The talk is free to join after paid entry to the museum.
Book free tickets for the talk in advance here. 

ABOUT THE PANEL


Artist Jeannette Ehlers
Jeannette Ehlers (born 1973) is a Danish-Trinidadian artist based in Copenhagen. Her work often addresses themes and questions around memory, race and colonialism. She is well-known for co-creating the public art project, a monumental public sculpture, I Am Queen Mary with La Vaugh Belle in 2018. It is the first public statue of a Black woman in Denmark and depicts Mary Thomas, leader of the 1878 St. Croix labor riot.
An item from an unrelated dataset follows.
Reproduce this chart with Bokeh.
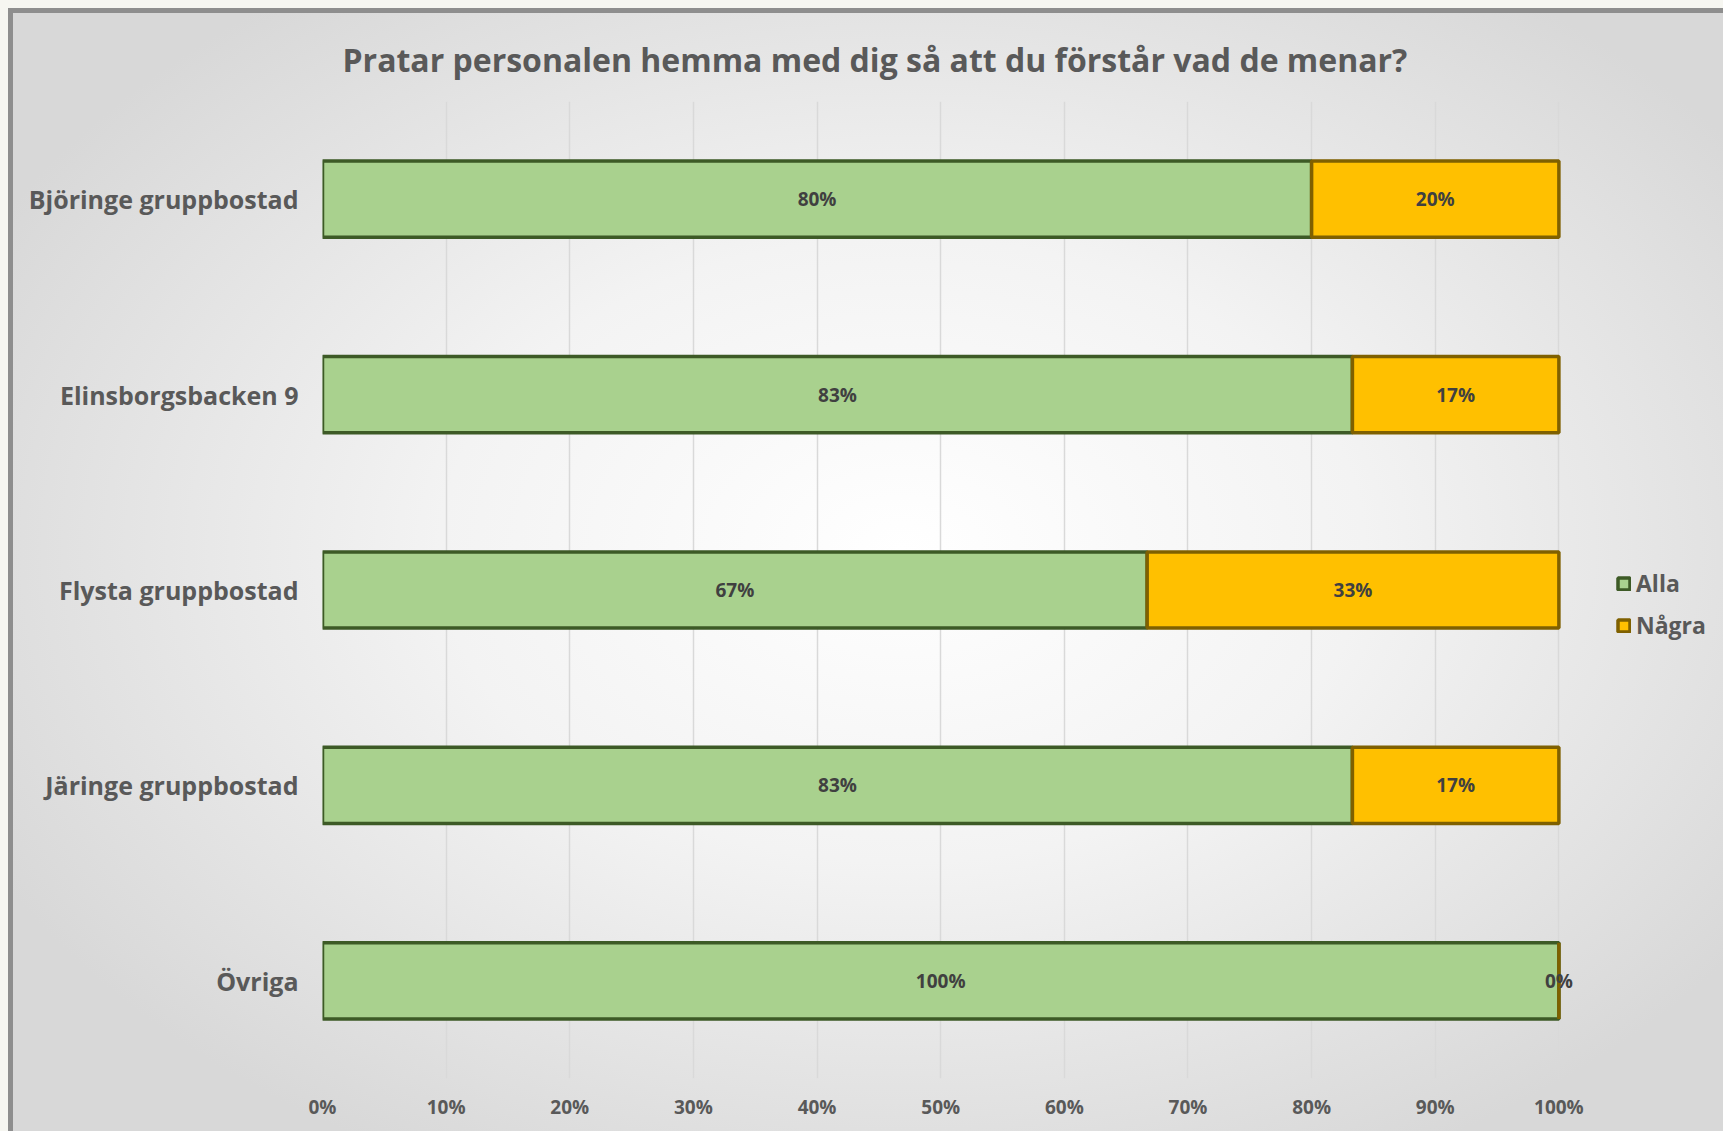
from bokeh.plotting import figure
from bokeh.models import (FactorRange, Range1d, ColumnDataSource, Legend, LegendItem,
                          FixedTicker, NumeralTickFormatter)
from bokeh.core.properties import value
from bokeh.embed import file_html
from bokeh.resources import INLINE

# ---- data ----
categories = ["Björinge gruppbostad", "Elinsborgsbacken 9", "Flysta gruppbostad",
              "Järinge gruppbostad", "Övriga"]
alla = [0.80, 0.833, 0.667, 0.833, 1.00]
nagra = [0.20, 0.167, 0.333, 0.167, 0.00]
series_names = ["Alla", "Några"]
title_text = "Pratar personalen hemma med dig så att du förstår vad de menar?"
x_ticks = [0, 0.1, 0.2, 0.3, 0.4, 0.5, 0.6, 0.7, 0.8, 0.9, 1.0]

FONT = "Open Sans"
TXT = "#595959"

# layout (pixels)
BORDER = 5
CANVAS_W, CANVAS_H = 1715, 1123
LEFT, TOP, BOTTOM = 309, 88, 58
AXIS_100_PX = 1232            # pixel length of 0..100 %
frame_w = CANVAS_W - BORDER - LEFT
x_end = frame_w / AXIS_100_PX  # frame reaches the right edge, legend sits inside it

src = ColumnDataSource(dict(
    cat=categories,
    alla_left=[0.0] * len(alla),
    alla_right=alla,
    nagra_left=alla,
    nagra_right=[a + n for a, n in zip(alla, nagra)],
    alla_mid=[a / 2 for a in alla],
    nagra_mid=[a + n / 2 for a, n in zip(alla, nagra)],
    alla_lbl=[f"{round(a*100)}%" for a in alla],
    nagra_lbl=[f"{round(n*100)}%" for n in nagra],
))

p = figure(width=CANVAS_W, height=CANVAS_H, output_backend="svg", toolbar_location=None,
           y_range=FactorRange(factors=list(reversed(categories))),
           x_range=Range1d(0, x_end),
           min_border_left=LEFT, min_border_right=0, min_border_top=TOP,
           min_border_bottom=BOTTOM)

p.background_fill_alpha = 0
p.border_fill_alpha = 0
p.outline_line_color = None
p.styles = {
    "background": "radial-gradient(ellipse 60% 62% at 52% 48%, #ffffff 0%, #f3f3f3 45%, #d8d8d8 100%)",
    "border-top": f"{BORDER}px solid #8e8e8e",
    "border-left": f"{BORDER}px solid #8e8e8e",
}

r1 = p.hbar(y="cat", left="alla_left", right="alla_right", height=0.39, source=src,
            fill_color="#A9D18E", line_color="#3D5A26", line_width=3.5)
r2 = p.hbar(y="cat", left="nagra_left", right="nagra_right", height=0.39, source=src,
            fill_color="#FFC000", line_color="#7F6000", line_width=3.5)

for xcol, tcol in (("alla_mid", "alla_lbl"), ("nagra_mid", "nagra_lbl")):
    p.text(x=xcol, y="cat", text=tcol, source=src, text_align="center",
           text_baseline="middle", text_font=value(FONT), text_font_style="bold",
           text_font_size="19px", text_color="#404040")

# axes
p.xaxis.ticker = FixedTicker(ticks=x_ticks)
p.xaxis.formatter = NumeralTickFormatter(format="0%")
p.xaxis.axis_line_color = None
p.xaxis.major_tick_line_color = None
p.xaxis.minor_tick_line_color = None
p.xaxis.major_label_text_font = FONT
p.xaxis.major_label_text_font_style = "bold"
p.xaxis.major_label_text_font_size = "19px"
p.xaxis.major_label_text_color = TXT
p.xaxis.major_label_standoff = 9

p.yaxis.axis_line_color = None
p.yaxis.major_tick_line_color = None
p.yaxis.major_label_text_font = FONT
p.yaxis.major_label_text_font_style = "bold"
p.yaxis.major_label_text_font_size = "25px"
p.yaxis.major_label_text_color = TXT
p.yaxis.major_label_standoff = 18

p.xgrid.grid_line_color = "#d9d9d9"
p.xgrid.grid_line_width = 1.5
p.ygrid.grid_line_color = None

# title
p.title.text = title_text
p.title.align = "left"
p.title.offset = 20
p.title.standoff = 42
p.title.text_font = FONT
p.title.text_font_style = "bold"
p.title.text_font_size = "32px"
p.title.text_color = TXT

legend = Legend(items=[LegendItem(label=series_names[0], renderers=[r1]),
                       LegendItem(label=series_names[1], renderers=[r2])],
                location=(1294, 437), glyph_width=15, glyph_height=15,
                label_text_font=FONT, label_text_font_style="bold",
                label_text_font_size="23px", label_text_color=TXT,
                label_height=26, spacing=10, padding=0, margin=0, label_standoff=5,
                background_fill_alpha=0, border_line_color=None)
p.add_layout(legend, "center")

html = file_html(p, INLINE)
page_css = ("<style>html, body { margin: 0 !important; padding: 0 !important; "
            "overflow: hidden !important; background: #f6f6f1 !important; } "
            "body { padding: 8px 0 0 8px !important; }</style>")
html = html.replace("</head>", page_css + "</head>", 1)
open("out.html", "w").write(html)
Kerry Greaves is Assistant Professor of Art History at the Department of Arts and Cultural Studies, University of Copenhagen. Her research focuses on recovering overlooked aspects of Nordic art history, feminist theory and women artists. Her book, The Danish Avant-Garde and World War II: The Helhesten Collective was published by Routledge in 2019. In 2020, she edited the anthology Modern Women Artists in the Nordic Countries, 1900-1960 (Routledge). 
 
Amalie Skovmøller is Assistant Professor of Art History at the Department of Arts and Cultural Studies, University of Copenhagen. She has studied sculpture from Antiquity until today, centering on artists’ workshops and crafts communities. Her book Facing the Colours of Roman Portraiture (De Gruyter, 2021) explores representation in ancient, painted Roman marble portraiture, and her upcoming book Connected by Sculpture focusses on public monumental sculpture from workshop till display.
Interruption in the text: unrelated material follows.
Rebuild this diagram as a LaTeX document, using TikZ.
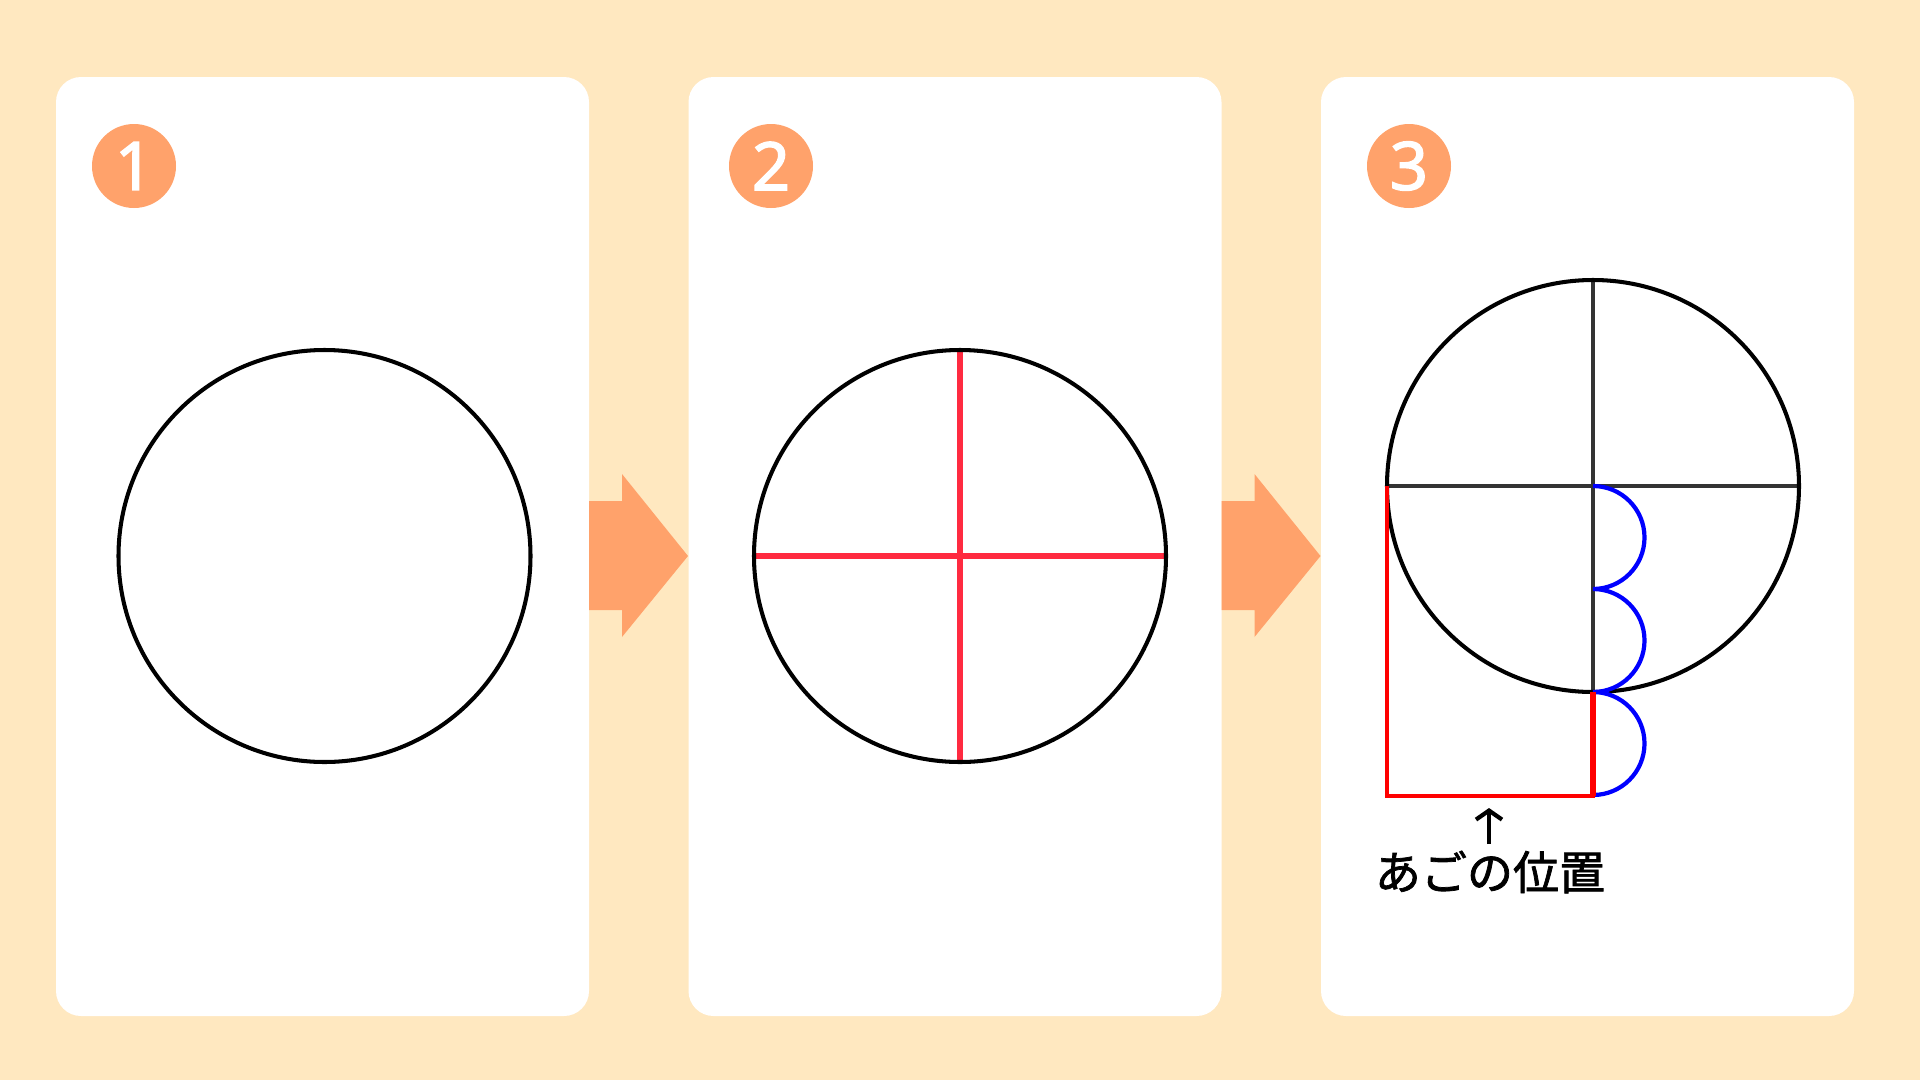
\documentclass[tikz,border=0pt]{standalone}
\usepackage{fontspec}
\newfontfamily\cjk[FakeBold=1.6]{Noto Sans CJK JP}
\newfontfamily\digits[FakeBold=2]{Noto Sans}
\usetikzlibrary{arrows.meta}
\definecolor{bgcream}{HTML}{FFE8C0}
\definecolor{steporange}{HTML}{FFA26B}
\definecolor{guidered}{HTML}{FF2A40}
\definecolor{axisgray}{HTML}{333333}
\tikzset{
  card/.style={fill=white, rounded corners=2.5mm},
  badge/.style={circle, fill=steporange, text=white, minimum size=8.4mm, inner sep=0pt,
    font=\digits\fontsize{19}{19}\selectfont},
  outline/.style={line width=1.15pt},
}
\begin{document}
\begin{tikzpicture}[x=0.1mm, y=0.1mm]
    \useasboundingbox (0,0) rectangle (1920,1080);
    \fill[bgcream] (0,0) rectangle (1920,1080);
    % cards
    \foreach \x in {56,688.5,1321}
        \fill[card] (\x,64) rectangle ++(533,939);
    % arrows between the cards
    \foreach \x in {589,1221.5}
        \fill[steporange] (\x,470) -- ++(33,0) -- ++(0,-27) -- ++(66,81)
            -- ++(-66,82) -- ++(0,-27) -- ++(-33,0) -- cycle;
    \node[badge] (one) at (134,914) {1};
    \node[badge] (two) at (771,914) {2};
    \node[badge] (three) at (1409,914) {3};
    % step 1
    \draw[outline] (324.5,524) circle (206);
    % step 2
    \draw[guidered, line width=1.5pt] (754,524) -- (1166,524);
    \draw[guidered, line width=1.5pt] (960,318) -- (960,730);
    \draw[outline] (960,524) circle (206);
    % step 3
    \draw[axisgray, line width=1.1pt] (1387,594) -- (1799,594);
    \draw[axisgray, line width=1.1pt] (1593,388) -- (1593,800);
    \draw[outline] (1593,594) circle (206);
    \draw[blue, line width=1.2pt] (1593,594) arc[start angle=90, end angle=-90, radius=51.5]
        arc[start angle=90, end angle=-90, radius=51.5]
        arc[start angle=90, end angle=-90, radius=51.5];
    \draw[red, line width=1.35pt] (1387,594) -- (1387,284) -- (1593,284) -- (1593,388);
    \draw[red, line width=1.9pt] (1593,284) -- (1593,388);
    \node[font=\cjk\fontsize{13.1}{15}\selectfont, inner sep=0pt] (chin) at (1490,208) {あごの位置};
    \coordinate (chinmark) at (1489,272);
    \draw[line width=1.2pt, shorten <=0.6mm, -{Straight Barb[length=0.9mm, width=2.6mm]}]
        (chin.north -| chinmark) -- (chinmark);
\end{tikzpicture}
\end{document}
Linda Hinners is an expert in sculpture from the 19th and 20th centuries. She has since 2009 been a curator at Nationalmuseet in Stockholm, developing exhibitions and publishing extensively on sculptors. In 2022, she finished a major research project on women sculptors, which also resulted in the current exhibition at Nationalmuseet called “What a joy to be a sculptor!” and the anthology “Nordic Women Sculptors: Formation; Visibility; Self-creaton”.
 
Karen Busk-Jepsen is an expert on nineteenth-century sculpture. For many years, she has been involved with the Thorvaldsen’s Museum Archive. Her current studies centers on one of the first Danish, women sculptors, Adelgunde Vogt, who studied and worked in Rome and worked as a sculptor in the latter half of the noneteenth century.